The adaptation process from novel to screenplay was made simple for Goldberg and Parker because the book authors conveniently wrote the first draft for them. “Our role was to make it our own piece of art, more hyper-cinematic, and boost the genre elements. The best thing you can do with adaptations is not to be beholden to any elements of the book,” continued Goldberg.

Bill Parker held a similar view of the adaptation process. “You start with somebody else’s idea and ask what feels personal to me?” It was his idea to infuse Unpregnant with Get Out film elements. “I wanted to play with horror tropes and bring them into the theme of the movie.

Creative Screenwriting Magazine

Bill Parker

Screenwriters are generally told to write in one prevailing genre and perhaps one descriptor genre, such as horror-comedy. Goldberg and Parker walked a precarious tightrope while juggling multiple genres in Unpregnant.

It all comes down to approaching every scene through the eyes of the protagonist and only living one genre element at a time,” said Parker. “What is Veronica feeling in a particular scene? What is she feeling before the scene and where do we need to get her to feel in the next scene. You service each scene through subtle genre twists.

Goldberg added that it was never their intention to spice up the story with genre cutaway vignettes. These are misguided distractions because you only need to return the characters to their exit points. “Every scene must affect the characters’ journey in some way.

Unpregnant is a buddy movie about healing the broken friendship between Veronica and Bailey. Superficially, this Veronica’s movie. However, Bailey is initially portrayed as bold, brash, and not caring about anything. “Throughout the film, we dropped breadcrumbs to reveal more about Bailey’s complex character,” said Goldberg. “The movie is tracking their journey from getting them from being ex-best friends to becoming friends through the vehicle of getting an abortion. Bailey is the only person Veronica can rely on.
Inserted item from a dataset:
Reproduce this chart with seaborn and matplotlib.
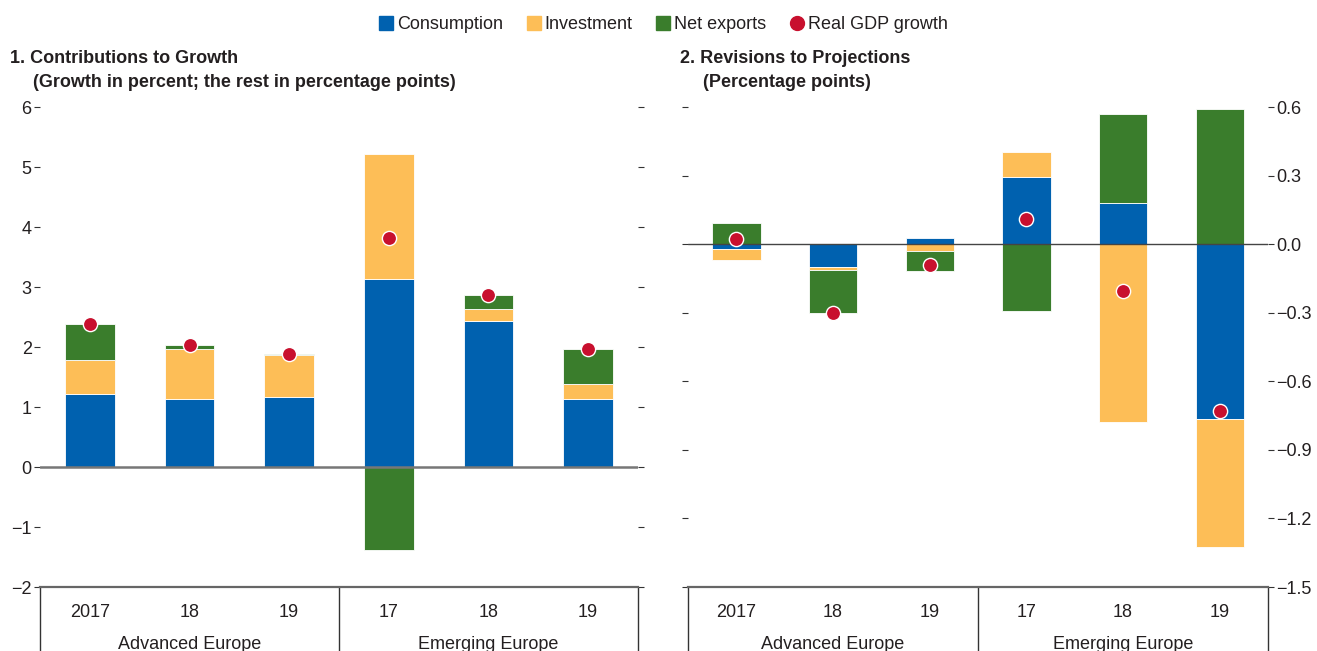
import matplotlib
matplotlib.use("Agg")
import matplotlib.pyplot as plt
from matplotlib import font_manager
from matplotlib.lines import Line2D
import numpy as np
import seaborn as sns

# values
positions = [0, 1, 2, 3, 4, 5]
year_labels = ["2017", "18", "19", "17", "18", "19"]
group_labels = ["Advanced Europe", "Emerging Europe"]

growth_consumption = [1.21, 1.13, 1.16, 3.14, 2.43, 1.13]
growth_investment = [0.58, 0.84, 0.70, 2.07, 0.20, 0.26]
growth_net_exports = [0.60, 0.06, 0.03, -1.38, 0.24, 0.57]
growth_gdp = [2.39, 2.03, 1.89, 3.82, 2.87, 1.96]

rev_consumption = [-0.022, -0.098, 0.026, 0.293, 0.181, -0.766]
rev_investment = [-0.049, -0.017, -0.031, 0.109, -0.776, -0.559]
rev_net_exports = [0.092, -0.185, -0.088, -0.294, 0.387, 0.590]
rev_gdp = [0.023, -0.300, -0.093, 0.109, -0.207, -0.732]

growth_ticks = [-2, -1, 0, 1, 2, 3, 4, 5, 6]
rev_ticks = [-1.5, -1.2, -0.9, -0.6, -0.3, 0.0, 0.3, 0.6]

BLUE = "#0061AF"
YELLOW = "#FDBE57"
GREEN = "#3A7D2C"
RED = "#C8102E"
INK = "#231F20"

sns.set_style("white")
names = {f.name for f in font_manager.fontManager.ttflist}
FONT = "Liberation Sans Narrow" if "Liberation Sans Narrow" in names else "Liberation Sans"
plt.rcParams["font.family"] = [FONT, "DejaVu Sans"]
plt.rcParams["text.color"] = INK
plt.rcParams["xtick.color"] = INK
plt.rcParams["ytick.color"] = INK


def stack_bottoms(series):
    """Bottoms for stacked bars, positives going up and negatives going down."""
    pos = np.zeros(len(positions))
    neg = np.zeros(len(positions))
    out = []
    for s in series:
        s = np.asarray(s, dtype=float)
        out.append(np.where(s >= 0, pos, neg))
        pos = pos + np.clip(s, 0, None)
        neg = neg + np.clip(s, None, 0)
    return out


def draw_panel(ax, parts, gdp, zero_color, zero_lw):
    bottoms = stack_bottoms([vals for vals, _ in parts])
    for (vals, color), bottom in zip(parts, bottoms):
        sns.barplot(x=positions, y=vals, bottom=bottom, color=color,
                    saturation=1, width=0.5, edgecolor="white", linewidth=0.6,
                    errorbar=None, ax=ax, zorder=2)
    ax.axhline(0, color=zero_color, lw=zero_lw, zorder=3)
    sns.scatterplot(x=positions, y=gdp, color=RED, s=105, edgecolor="white",
                    linewidth=1, zorder=5, ax=ax, legend=False)


def style_axes(ax, yticks, ticklabels, labels_right):
    ax.set_xlim(-0.5, 5.5)
    ax.set_ylim(yticks[0], yticks[-1])
    ax.set_yticks(yticks)
    ax.set_yticklabels(ticklabels)
    for side in ["top", "left", "right"]:
        ax.spines[side].set_visible(False)
    ax.spines["bottom"].set_color("#666666")
    ax.spines["bottom"].set_linewidth(1.6)
    ax.set_xticks(positions)
    ax.set_xticklabels(year_labels)
    ax.set_xticks(np.arange(-0.5, 6, 1), minor=True)
    ax.tick_params(axis="x", which="major", length=0, pad=12, labelsize=13)
    ax.tick_params(axis="x", which="minor", direction="in", length=6,
                   width=1, color="#333333")
    ax.tick_params(axis="y", direction="out", length=4, width=0.8,
                   left=True, right=True, labelleft=not labels_right,
                   labelright=labels_right, labelsize=13, color="#333333", pad=2)
    ax.set_xlabel("")
    ax.set_ylabel("")
    trans = ax.get_xaxis_transform()
    for x in (-0.5, 2.5, 5.5):
        ax.plot([x, x], [0, -0.14], transform=trans, color="#333333", lw=1,
                clip_on=False)
    for i, g in enumerate(group_labels):
        ax.text(1 + 3 * i, -0.119, g, transform=trans, ha="center",
                va="center", fontsize=13)


fig = plt.figure(figsize=(13.17, 6.51), dpi=100)
ax1 = fig.add_axes([40 / 1317, 64 / 651, 598 / 1317, 480 / 651])
ax2 = fig.add_axes([688 / 1317, 64 / 651, 580 / 1317, 480 / 651])

draw_panel(ax1, [(growth_consumption, BLUE), (growth_investment, YELLOW),
                 (growth_net_exports, GREEN)], growth_gdp, "#777777", 1.8)
style_axes(ax1, growth_ticks,
           [str(t).replace("-", "\u2212") for t in growth_ticks], False)

draw_panel(ax2, [(rev_consumption, BLUE), (rev_investment, YELLOW),
                 (rev_net_exports, GREEN)], rev_gdp, "#444444", 1.0)
style_axes(ax2, rev_ticks,
           [f"{t:.1f}".replace("-", "\u2212") for t in rev_ticks], True)

# titles
fig.text(10 / 1317, 1 - 50 / 651, "1. Contributions to Growth",
         fontsize=13, fontweight="bold", va="top")
fig.text(33 / 1317, 1 - 74 / 651,
         "(Growth in percent; the rest in percentage points)",
         fontsize=13, fontweight="bold", va="top")
fig.text(680 / 1317, 1 - 50 / 651, "2. Revisions to Projections",
         fontsize=13, fontweight="bold", va="top")
fig.text(703 / 1317, 1 - 74 / 651, "(Percentage points)",
         fontsize=13, fontweight="bold", va="top")

handles = [
    Line2D([], [], marker="s", ls="", markersize=10, color=BLUE, label="Consumption"),
    Line2D([], [], marker="s", ls="", markersize=10, color=YELLOW, label="Investment"),
    Line2D([], [], marker="s", ls="", markersize=10, color=GREEN, label="Net exports"),
    Line2D([], [], marker="o", ls="", markersize=10, color=RED, label="Real GDP growth"),
]
fig.legend(handles=handles, loc="upper center", bbox_to_anchor=(0.503, 1.0),
           ncol=4, frameon=False, fontsize=13, handletextpad=0.1,
           columnspacing=1.2, handlelength=1.0)

fig.savefig("out.png", dpi=100)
Any writing duo can be fraught with its own set of challenges. Team Goldberg and Parker front-loaded their story before any writing began. “We built a solid roadmap before we started writing,” said Parker. The character arcs well well-established before the writing process began. Their discussions focused mainly on the logistics of the road trip.

Since they had a first draft to work from, they wrote additional story notes on index cards to flesh out the scenes. “The cards were color-coded for characters, themes, plot points, and locations because there were so many themes to keep track of,” said Parker.

We asked the writing pair what was the most challenging aspect of writing this screenplay. “Getting ourselves on the road,” answered Bill. “You have a lot of story to set up before Veronica and Bailey get on their trip. We needed to do it as quickly and efficiently as possible.